Prove that given sequence $$\langle f_n\rangle =1-\frac{1}{2}+\frac{1}{3}-\frac{1}{4}+.....+\frac{(-1)^{n-1}}{n}$$
is a Cauchy sequence
My attempt : $|f_{n}-f_{m}|=\Biggl|\dfrac{(-1)^{m}}{m+1}+\dfrac{(-1)^{m+1}}{m+2}\cdots\dots+\dfrac{(-1)^{n-1}}{n}\Biggr|$
using $ m+1>m \implies \dfrac{1}{m+1}<\dfrac{1}{m} $
$|f_{n}-f_{m}|\le \dfrac{1}{m}+\dfrac{1}{m}+\dfrac{1}{m}\cdots\cdots\dfrac{1}{m}$
$|f_{n}-f_{m}|\le\dfrac{n-m}{m}$
I don't know if I am proceeding correctly or if I am, how to proceed further, any hint would be really helpful .
If you ignore the signs of the terms, the result diverges. So you can't do that.
$f_n =\sum_{k=1}^n \dfrac{(-1)^k}{k} $ so, if $n > m$, $f_n-f_m =\sum_{k=m+1}^n \dfrac{(-1)^k}{k} =\sum_{k=1}^{n-m} \dfrac{(-1)^{k+m}}{k+m} =(-1)^m\sum_{k=1}^{n-m} \dfrac{(-1)^{k}}{k+m} $.

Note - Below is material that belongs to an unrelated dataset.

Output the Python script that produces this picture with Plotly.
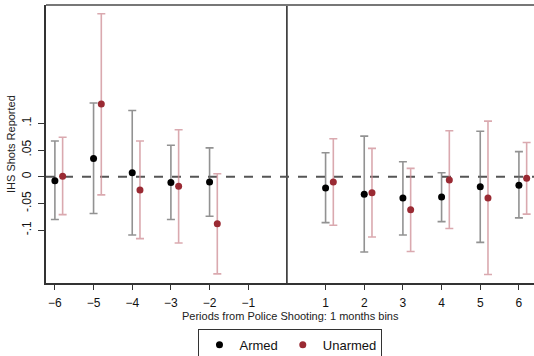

If $n-m$ is even, so $n-m = 2j$, then
$\begin{array}\\ f_n-f_m &=(-1)^m\sum_{k=1}^{2j} \dfrac{(-1)^{k}}{k+m}\\ &=(-1)^m\sum_{k=1}^{j} \left(\dfrac{(-1)^{2k-1}}{2k-1+m}+\dfrac{(-1)^{2k}}{2k+m}\right)\\ &=(-1)^m\sum_{k=1}^{j} (-1)^{2k-1}\left(\dfrac{-1}{2k-1+m}+\dfrac{1}{2k+m}\right)\\ &=(-1)^m\sum_{k=1}^{j} (-1)^{2k-1}\left(\dfrac{(2k-1+m)-(2k+m)}{(2k-1+m)(2k+m)}\right)\\ &=(-1)^{m+1}\sum_{k=1}^{j} \left(\dfrac{-1}{(2k-1+m)(2k+m)}\right)\\ &=(-1)^{m}\sum_{k=1}^{j} \left(\dfrac{1}{(2k-1+m)(2k+m)}\right)\\ \text{so}\\ |f_n-f_m| &=\sum_{k=1}^{j} \left(\dfrac{1}{(2k-1+m)(2k+m)}\right)\\ &=\sum_{k=1}^{j}\dfrac14 \left(\dfrac{1}{(k-\frac12+\frac{m}{2})(k+\frac{m}{2})}\right)\\ &\lt \dfrac14\sum_{k=1}^{j} \left(\dfrac{1}{(k-1+\frac{m}{2})(k+\frac{m}{2})}\right) \quad\text{this is the sneaky part}\\ &\lt \dfrac14\sum_{k=1}^{j} \left(\dfrac{1}{k-1+\frac{m}{2}}-\dfrac{1}{k+\frac{m}{2}}\right)\\ &= \dfrac14 \left(\dfrac{1}{\frac{m}{2}}-\dfrac{1}{j+\frac{m}{2}}\right)\\ &= \dfrac12 \left(\dfrac{1}{m}-\dfrac{1}{2j+m}\right)\\ &= \dfrac12 \left(\dfrac{1}{m}-\dfrac{1}{n}\right)\\ &< \dfrac{1}{2m}\\ &\to 0 \text{ as } m \to \infty\\ \end{array} $
If $n-m$ is odd, the sum changes by at most $\frac1{n}$ so it still goes to zero.